What’s the big difference between winter tires and all-season tires? Plus, how do you decide if you should buy a second set of winter tires?

Bridgestone Tire has a great analogy for all-season tires vs winter & snow tires. All-season tires are like tennis shoes; they work year round, but they’re not necessarily the best option for all situations. Flip-flops are a better choice for a day at the beach, or snow boots on a snowy day.

All-Season Tires

All-season tires are designed to help with traction in rainy or snowy conditions as well as dry weather. They often last longer than seasonal tires. Some may also offer a more comfortable, quieter ride as well as better gas mileage and some energy conservation.

Snow and Winter Tires

These tires are specifically designed for wet, cold roads – and temperatures below 45º. They have aggressive tread to offer a better grip on roads with snowy and icy conditions as well as to help reduce the buildup of snow on your wheels. Winter tires often help drivers feel more in-control and more confident on snowy roads.

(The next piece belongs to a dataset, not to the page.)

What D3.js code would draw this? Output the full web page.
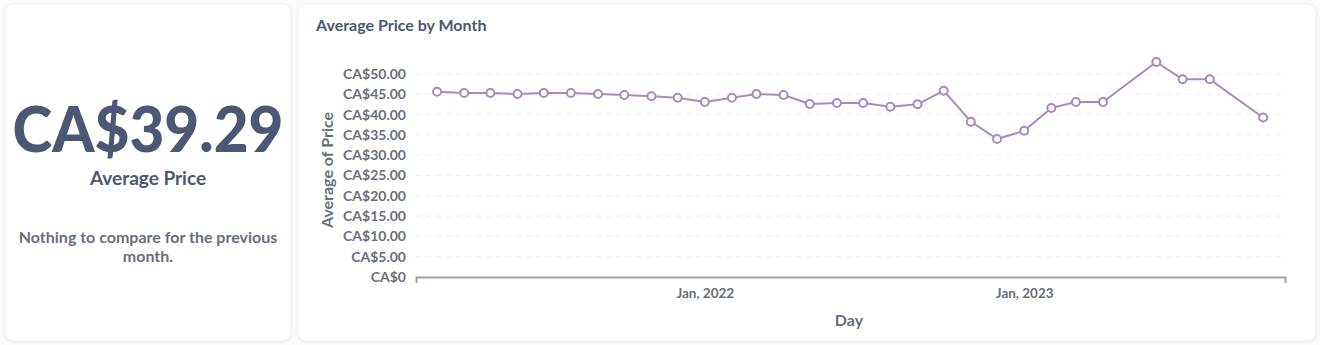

Keep these pieces of information in mind if you’re trying to decide whether or not to invest in winter tires. If you live in an area where the temperature is regularly below 45º during the winter, invest in winter tires. And if there’s a lot of snow, sleet or ice on the roads during the winter, snow tires would give you more traction and make getting around easier – invest in winter tires.

If you decide to go the winter and snow tire route, make sure you switch back to all-season or summer tires when the weather gets warmer. The materials used wear more quickly on warm roads and would then need to be replaced more often.

winter tire

Baxter Reminder

No matter what kind of tires you have on your car, remember to drive carefully in the snow or on icy roads. Slow down, give yourself plenty of time to get to your destination, leave extra follow distance and anticipate traffic changes whenever possible.

For safety reasons and better handling in snow, slush and icy conditions; if you do use winter and snow tires, you should always switch all four wheels over.